There was little doubt where public sentiment still stood at that moment. The tens of thousands of people who watched the service on jumbo television screens outside the Abbey reacted to Earl Spencer’s attack on the Royal Family with thunderous applause.
The reaction was similar inside, and while William and Harry joined in the applause, the Queen and Queen Mother, Prince Philip, Charles, and the rest of the Royal Family managed to maintain their customary air of benign indifference.

THE FIRM HAD STUMBLED BADLY,
but no member of the Royal Family was as universally despised as Camilla Parker Bowles. It had been only a month since Charles threw his highly touted fiftieth birthday party for Camilla—a pivotal event that signaled widespread public approval of Camilla as Charles’s future bride. In less than two weeks, she was to host a celebrity-packed charity ball that would mark their first appearance together at a public event. Now that event was canceled, and Charles’s long-postponed dream of marrying his mistress was put on hold—perhaps forever.

That would have been perfectly fine with the Middletons, who were planted firmly in Diana’s camp. Kate’s grandmother spoke for the family when she told a neighbor they were “pretty fed up with the way the Royal Family was acting.” Like nearly all of her schoolmates, Kate bemoaned the heartlessness of the Royal Family and cooed over the two young princes who showed such bravery in the face of crushing personal loss.

A familiar face was brought in to help the boys cope. Tiggy Legge-Bourke, who unbeknownst to Diana had been spending time with the boys at Balmoral while Diana was out of the country, rushed in to fill the void. At times, she even cradled Harry to sleep. Everyone agreed that Diana would have approved. “At least Tiggy,” a friend said, “was there to give William and Harry the hugs and kisses the Princess could not.”

Fleet Street also did its part to help the princes get over their
mother’s death. In the immediate aftermath of the crash, paparazzi were blamed for literally hounding Diana to death—until it was determined that Dodi’s driver, who was killed along with Dodi and Diana, was drunk and under the influence of painkillers. Hewing to guidelines imposed by Britain’s watchdog Press Complaints Commission, press photographers agreed to keep a respectful distance from the boys, and not photograph them in private situations until they turned eighteen.

The Men in Gray, no longer burdened by the Princess of Wales’s inconvenient notions of humanizing the monarchy, also took steps to eradicate whatever remained of Diana’s influence in her sons’ lives. Overnight, family and friends, some of whom had known the boys all their lives, were barred from seeing or speaking with William and Harry.
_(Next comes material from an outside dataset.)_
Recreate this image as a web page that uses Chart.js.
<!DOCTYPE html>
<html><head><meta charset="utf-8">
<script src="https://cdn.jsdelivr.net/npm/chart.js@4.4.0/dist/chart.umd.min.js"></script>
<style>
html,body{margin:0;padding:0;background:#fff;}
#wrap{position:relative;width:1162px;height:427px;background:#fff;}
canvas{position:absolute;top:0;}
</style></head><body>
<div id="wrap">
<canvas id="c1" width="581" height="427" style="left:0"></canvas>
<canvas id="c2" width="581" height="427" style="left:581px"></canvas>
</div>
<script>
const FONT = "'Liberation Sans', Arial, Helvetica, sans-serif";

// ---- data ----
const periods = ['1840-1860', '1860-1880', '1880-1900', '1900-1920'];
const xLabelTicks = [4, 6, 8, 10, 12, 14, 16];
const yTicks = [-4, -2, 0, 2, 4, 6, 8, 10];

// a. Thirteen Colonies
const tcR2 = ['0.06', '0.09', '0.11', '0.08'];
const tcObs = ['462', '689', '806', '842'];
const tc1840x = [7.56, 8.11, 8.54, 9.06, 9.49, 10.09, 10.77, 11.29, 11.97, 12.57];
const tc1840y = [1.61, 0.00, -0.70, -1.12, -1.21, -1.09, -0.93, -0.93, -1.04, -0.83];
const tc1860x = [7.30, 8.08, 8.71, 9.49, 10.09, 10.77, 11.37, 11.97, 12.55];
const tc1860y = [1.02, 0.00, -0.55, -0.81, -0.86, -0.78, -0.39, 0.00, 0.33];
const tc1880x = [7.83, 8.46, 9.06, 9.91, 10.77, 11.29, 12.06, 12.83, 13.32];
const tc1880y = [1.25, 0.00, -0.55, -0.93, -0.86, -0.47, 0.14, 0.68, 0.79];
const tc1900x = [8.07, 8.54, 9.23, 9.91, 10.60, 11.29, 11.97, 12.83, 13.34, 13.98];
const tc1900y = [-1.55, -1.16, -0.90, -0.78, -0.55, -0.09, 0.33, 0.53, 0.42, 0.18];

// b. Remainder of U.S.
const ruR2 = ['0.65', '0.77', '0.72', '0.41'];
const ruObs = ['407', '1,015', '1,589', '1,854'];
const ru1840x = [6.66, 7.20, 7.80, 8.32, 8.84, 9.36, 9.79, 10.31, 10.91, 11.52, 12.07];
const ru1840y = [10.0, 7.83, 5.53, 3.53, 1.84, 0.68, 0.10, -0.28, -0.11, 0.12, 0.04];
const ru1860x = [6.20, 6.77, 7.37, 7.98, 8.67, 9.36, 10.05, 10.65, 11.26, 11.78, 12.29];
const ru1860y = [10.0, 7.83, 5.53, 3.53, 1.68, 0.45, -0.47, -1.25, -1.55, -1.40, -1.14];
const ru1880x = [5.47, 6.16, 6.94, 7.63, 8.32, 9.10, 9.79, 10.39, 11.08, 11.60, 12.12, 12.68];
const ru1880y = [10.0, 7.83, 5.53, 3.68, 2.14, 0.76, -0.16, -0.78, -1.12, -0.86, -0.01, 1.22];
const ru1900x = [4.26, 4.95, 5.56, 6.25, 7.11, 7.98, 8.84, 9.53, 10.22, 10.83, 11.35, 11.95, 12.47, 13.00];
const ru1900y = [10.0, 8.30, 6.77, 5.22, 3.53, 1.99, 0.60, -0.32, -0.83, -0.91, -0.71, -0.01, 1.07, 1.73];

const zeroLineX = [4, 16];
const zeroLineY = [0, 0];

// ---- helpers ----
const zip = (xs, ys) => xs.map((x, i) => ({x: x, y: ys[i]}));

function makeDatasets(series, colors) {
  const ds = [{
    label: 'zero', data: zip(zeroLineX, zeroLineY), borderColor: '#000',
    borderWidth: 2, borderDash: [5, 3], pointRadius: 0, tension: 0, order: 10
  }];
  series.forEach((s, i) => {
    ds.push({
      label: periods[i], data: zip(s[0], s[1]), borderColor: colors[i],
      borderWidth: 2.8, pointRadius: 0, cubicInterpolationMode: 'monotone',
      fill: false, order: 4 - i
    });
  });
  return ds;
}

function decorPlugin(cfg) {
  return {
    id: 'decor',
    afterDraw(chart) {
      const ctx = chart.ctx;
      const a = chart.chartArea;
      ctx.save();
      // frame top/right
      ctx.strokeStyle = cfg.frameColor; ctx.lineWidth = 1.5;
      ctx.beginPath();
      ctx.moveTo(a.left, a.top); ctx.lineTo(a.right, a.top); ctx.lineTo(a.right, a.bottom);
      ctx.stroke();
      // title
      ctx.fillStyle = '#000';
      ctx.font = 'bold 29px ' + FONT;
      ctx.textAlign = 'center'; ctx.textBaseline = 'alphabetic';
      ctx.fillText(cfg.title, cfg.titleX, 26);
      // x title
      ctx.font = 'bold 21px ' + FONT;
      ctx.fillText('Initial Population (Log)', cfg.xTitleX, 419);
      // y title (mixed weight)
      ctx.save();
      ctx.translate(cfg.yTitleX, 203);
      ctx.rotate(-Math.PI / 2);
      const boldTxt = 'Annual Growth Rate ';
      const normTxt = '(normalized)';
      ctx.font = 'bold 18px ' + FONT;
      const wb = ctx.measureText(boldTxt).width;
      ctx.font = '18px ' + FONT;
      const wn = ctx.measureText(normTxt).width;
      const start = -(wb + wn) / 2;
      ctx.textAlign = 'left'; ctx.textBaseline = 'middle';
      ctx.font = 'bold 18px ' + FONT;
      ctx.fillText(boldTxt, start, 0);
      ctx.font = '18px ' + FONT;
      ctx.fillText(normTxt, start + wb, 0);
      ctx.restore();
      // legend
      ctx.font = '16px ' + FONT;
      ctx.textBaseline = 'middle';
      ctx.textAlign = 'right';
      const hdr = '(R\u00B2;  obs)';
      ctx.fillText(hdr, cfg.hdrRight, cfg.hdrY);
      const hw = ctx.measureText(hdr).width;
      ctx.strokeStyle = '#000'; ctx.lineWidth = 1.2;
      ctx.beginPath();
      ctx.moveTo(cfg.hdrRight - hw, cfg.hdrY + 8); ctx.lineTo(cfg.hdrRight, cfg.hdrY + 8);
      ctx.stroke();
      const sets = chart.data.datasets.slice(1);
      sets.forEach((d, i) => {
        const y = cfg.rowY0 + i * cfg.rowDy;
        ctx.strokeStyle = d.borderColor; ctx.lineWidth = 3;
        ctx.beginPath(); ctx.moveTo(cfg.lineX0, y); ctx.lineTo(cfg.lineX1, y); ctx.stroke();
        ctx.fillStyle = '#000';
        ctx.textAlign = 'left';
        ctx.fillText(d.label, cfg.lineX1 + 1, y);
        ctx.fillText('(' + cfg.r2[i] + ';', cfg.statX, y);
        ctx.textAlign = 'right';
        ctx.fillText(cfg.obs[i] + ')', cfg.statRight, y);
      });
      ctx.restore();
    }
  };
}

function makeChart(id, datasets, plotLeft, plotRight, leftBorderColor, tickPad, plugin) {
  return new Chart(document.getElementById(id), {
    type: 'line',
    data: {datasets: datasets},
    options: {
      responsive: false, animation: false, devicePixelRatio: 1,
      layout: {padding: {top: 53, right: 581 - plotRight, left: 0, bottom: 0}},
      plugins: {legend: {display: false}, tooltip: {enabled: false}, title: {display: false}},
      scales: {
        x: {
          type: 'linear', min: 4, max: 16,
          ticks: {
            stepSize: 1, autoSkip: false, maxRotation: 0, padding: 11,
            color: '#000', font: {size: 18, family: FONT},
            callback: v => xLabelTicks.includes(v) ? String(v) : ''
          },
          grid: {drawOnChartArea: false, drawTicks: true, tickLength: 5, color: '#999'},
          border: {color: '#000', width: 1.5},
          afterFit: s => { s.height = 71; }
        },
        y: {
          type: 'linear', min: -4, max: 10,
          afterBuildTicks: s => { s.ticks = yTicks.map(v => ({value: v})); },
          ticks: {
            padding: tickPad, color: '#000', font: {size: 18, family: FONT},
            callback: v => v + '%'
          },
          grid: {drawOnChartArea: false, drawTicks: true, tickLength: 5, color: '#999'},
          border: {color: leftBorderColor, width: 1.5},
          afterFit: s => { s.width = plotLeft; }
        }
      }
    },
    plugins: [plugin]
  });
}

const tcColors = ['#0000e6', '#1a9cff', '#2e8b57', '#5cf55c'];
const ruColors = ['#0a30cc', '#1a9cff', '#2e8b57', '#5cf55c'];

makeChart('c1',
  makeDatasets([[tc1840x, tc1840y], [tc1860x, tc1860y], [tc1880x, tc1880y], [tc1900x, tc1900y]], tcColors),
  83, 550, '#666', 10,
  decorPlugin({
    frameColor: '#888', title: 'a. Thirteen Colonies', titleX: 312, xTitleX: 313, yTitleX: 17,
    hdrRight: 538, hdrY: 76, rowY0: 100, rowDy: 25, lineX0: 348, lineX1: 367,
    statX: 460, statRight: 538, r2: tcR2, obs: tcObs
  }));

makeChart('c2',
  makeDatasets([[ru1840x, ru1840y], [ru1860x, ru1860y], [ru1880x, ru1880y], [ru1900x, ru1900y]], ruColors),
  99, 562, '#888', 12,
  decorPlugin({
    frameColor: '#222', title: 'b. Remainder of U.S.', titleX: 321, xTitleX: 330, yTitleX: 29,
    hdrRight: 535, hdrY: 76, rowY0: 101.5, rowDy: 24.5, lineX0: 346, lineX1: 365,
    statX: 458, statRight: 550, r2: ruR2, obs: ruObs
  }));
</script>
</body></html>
Diana’s longtime friend Roberto Devorik tried repeatedly and without success to contact the boys, as did Lady Elsa Bowker, Annabel Goldsmith, Rosa Monckton, and many others. Always the answer was the same: Prince William and Prince Harry were simply “unavailable.”
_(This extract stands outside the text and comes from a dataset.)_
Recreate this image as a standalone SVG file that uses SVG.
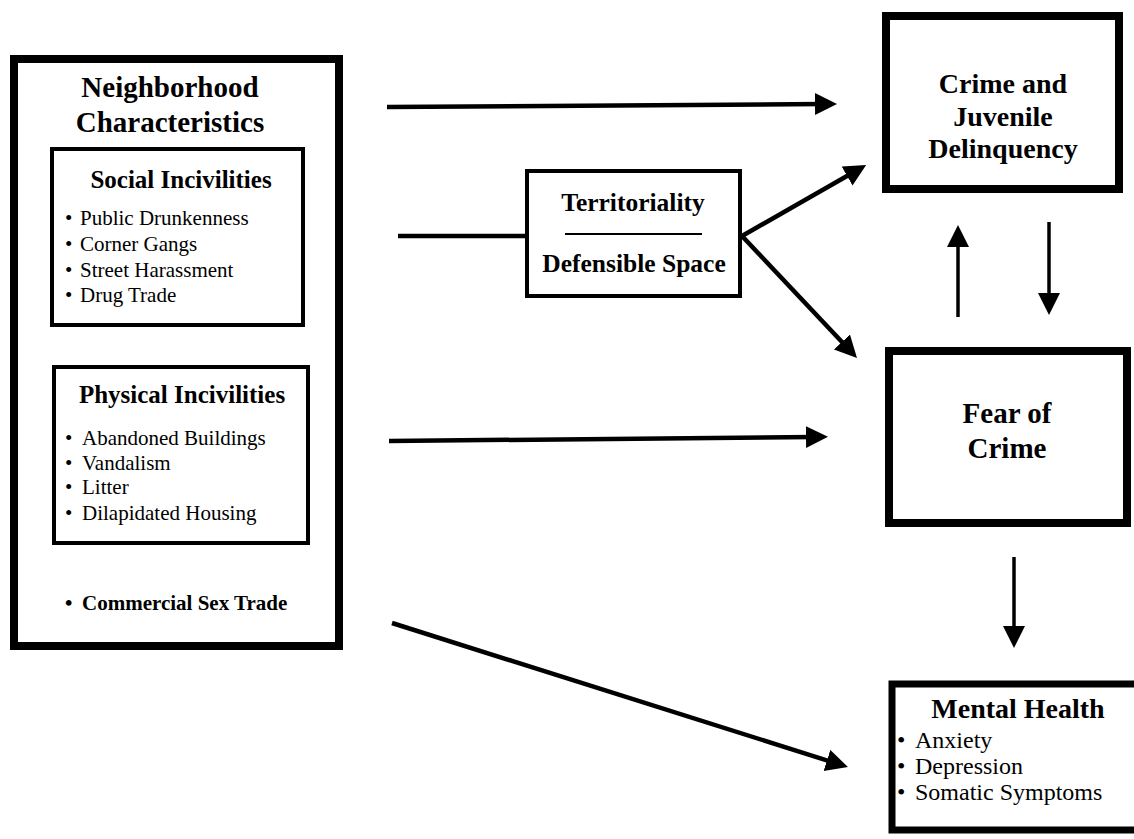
<svg xmlns="http://www.w3.org/2000/svg" width="1134" height="839" viewBox="0 0 1134 839">
<style>
.box{fill:#fff;stroke:#000}
.thick{stroke-width:8}
.thin{stroke-width:4}
text{font-family:"Liberation Serif","Times New Roman",serif;fill:#000}
.t{font-weight:bold;text-anchor:middle}
.b{font-size:21px}
.m{font-size:24px}
.conn{stroke:#000;stroke-width:4.5;fill:none;marker-end:url(#ah)}
.vconn{stroke:#000;stroke-width:3.5;fill:none;marker-end:url(#ah)}
</style>
<defs>
<marker id="ah" markerUnits="userSpaceOnUse" markerWidth="24" markerHeight="24" refX="8" refY="11" orient="auto">
<path d="M0,0 L22,11 L0,22 Z" fill="#000"/>
</marker>
</defs>
<rect width="1134" height="839" fill="#fff"/>

<g id="neighborhood">
<rect class="box thick" x="14" y="59" width="325" height="587"/>
<text class="t" x="170" y="97" font-size="29">Neighborhood</text>
<text class="t" x="170" y="132" font-size="29">Characteristics</text>
<text class="b" font-weight="bold"><tspan x="65" y="610">•</tspan><tspan x="82" y="610">Commercial Sex Trade</tspan></text>
</g>

<g id="social">
<rect class="box thin" x="52" y="149" width="251" height="176"/>
<text class="t" x="181" y="188" font-size="25">Social Incivilities</text>
<text class="b"><tspan x="65" y="225">•</tspan><tspan x="80" y="225">Public Drunkenness</tspan></text>
<text class="b"><tspan x="65" y="251">•</tspan><tspan x="80" y="251">Corner Gangs</tspan></text>
<text class="b"><tspan x="65" y="277">•</tspan><tspan x="80" y="277">Street Harassment</tspan></text>
<text class="b"><tspan x="65" y="302">•</tspan><tspan x="80" y="302">Drug Trade</tspan></text>
</g>

<g id="physical">
<rect class="box thin" x="54" y="367" width="254" height="176"/>
<text class="t" x="182" y="403" font-size="25">Physical Incivilities</text>
<text class="b"><tspan x="65" y="445">•</tspan><tspan x="82" y="445">Abandoned Buildings</tspan></text>
<text class="b"><tspan x="65" y="470">•</tspan><tspan x="82" y="470">Vandalism</tspan></text>
<text class="b"><tspan x="65" y="494">•</tspan><tspan x="82" y="494">Litter</tspan></text>
<text class="b"><tspan x="65" y="520">•</tspan><tspan x="82" y="520">Dilapidated Housing</tspan></text>
</g>

<g id="territoriality">
<rect class="box thin" x="527" y="171" width="213" height="125"/>
<text class="t" x="633" y="211" font-size="25.5">Territoriality</text>
<line x1="565" y1="234" x2="702" y2="234" stroke="#000" stroke-width="2"/>
<text class="t" x="634" y="272" font-size="25.5">Defensible Space</text>
</g>

<g id="crime">
<rect class="box thick" x="886" y="16" width="233" height="173"/>
<text class="t" x="1003" y="93" font-size="28">Crime and</text>
<text class="t" x="1003" y="126" font-size="28">Juvenile</text>
<text class="t" x="1003" y="158" font-size="28">Delinquency</text>
</g>

<g id="fear">
<rect class="box thick" x="889" y="351" width="238" height="172"/>
<text class="t" x="1007" y="423" font-size="29">Fear of</text>
<text class="t" x="1007" y="458" font-size="29">Crime</text>
</g>

<g id="mental">
<rect class="box" stroke-width="7" x="892" y="684" width="260" height="146"/>
<text class="t" x="1018" y="718" font-size="28">Mental Health</text>
<text class="m"><tspan x="897" y="748">•</tspan><tspan x="915" y="748">Anxiety</tspan></text>
<text class="m"><tspan x="897" y="774">•</tspan><tspan x="915" y="774">Depression</tspan></text>
<text class="m"><tspan x="897" y="800">•</tspan><tspan x="915" y="800">Somatic Symptoms</tspan></text>
</g>

<g id="connectors">
<line class="conn" x1="387" y1="107" x2="823" y2="104"/>
<line x1="398" y1="236" x2="527" y2="236" stroke="#000" stroke-width="4.5"/>
<line class="conn" x1="742" y1="236" x2="854" y2="172"/>
<line class="conn" x1="742" y1="236" x2="847.4" y2="347.8"/>
<line class="conn" x1="389" y1="441" x2="814" y2="437"/>
<line class="conn" x1="392" y1="623" x2="834.6" y2="762.8"/>
<line class="vconn" x1="958" y1="317" x2="958" y2="239"/>
<line class="vconn" x1="1049" y1="222" x2="1049" y2="301"/>
<line class="vconn" x1="1014" y1="557" x2="1014" y2="634"/>
</g>
</svg>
Regardless of Earl Spencer’s vow that the young princes’ “blood family” would continue to guide them as Diana had done, the Queen and Prince Charles were determined to Windsorize William and Harry. “Blood family?” the Queen had indignantly asked her private secretary. “Are we not ‘blood family’ as well?”

At Eton, Housemaster Andrew Gailey and his wife, Shauna, made certain that William and Harry were completely insulated from any outside influences—and that there would be no calls or visitors not vetted by the Palace. Weekends and holidays were usually devoted to the traditional pursuits of Britain’s upper classes: shooting, polo, and foxhunting.

On December 15, facing their first Christmas without their
mother, William and Harry arrived unannounced at a foxhunt outside London. Although Charles felt it unwise to introduce them to his mistress so soon after Diana’s death, the boys got their first look in person at Camilla, astride a horse and wearing the usual foxhunting getup, known as “ratcatcher”: buff (never white) breeches, shirt and tie, tattersall vest, hacking jacket, black field boots, and hunt cap.

Camilla would not actually meet the future king for another six months—and then only because William felt it was time to get it over with. On June 12, 1998, William was driven by his Royal Protection officers from Eton to London, where he was going to the movies with friends. William called from the car to say he planned to stop by his flat in York House to change, but was warned by his father that Mrs. Parker Bowles happened to be there.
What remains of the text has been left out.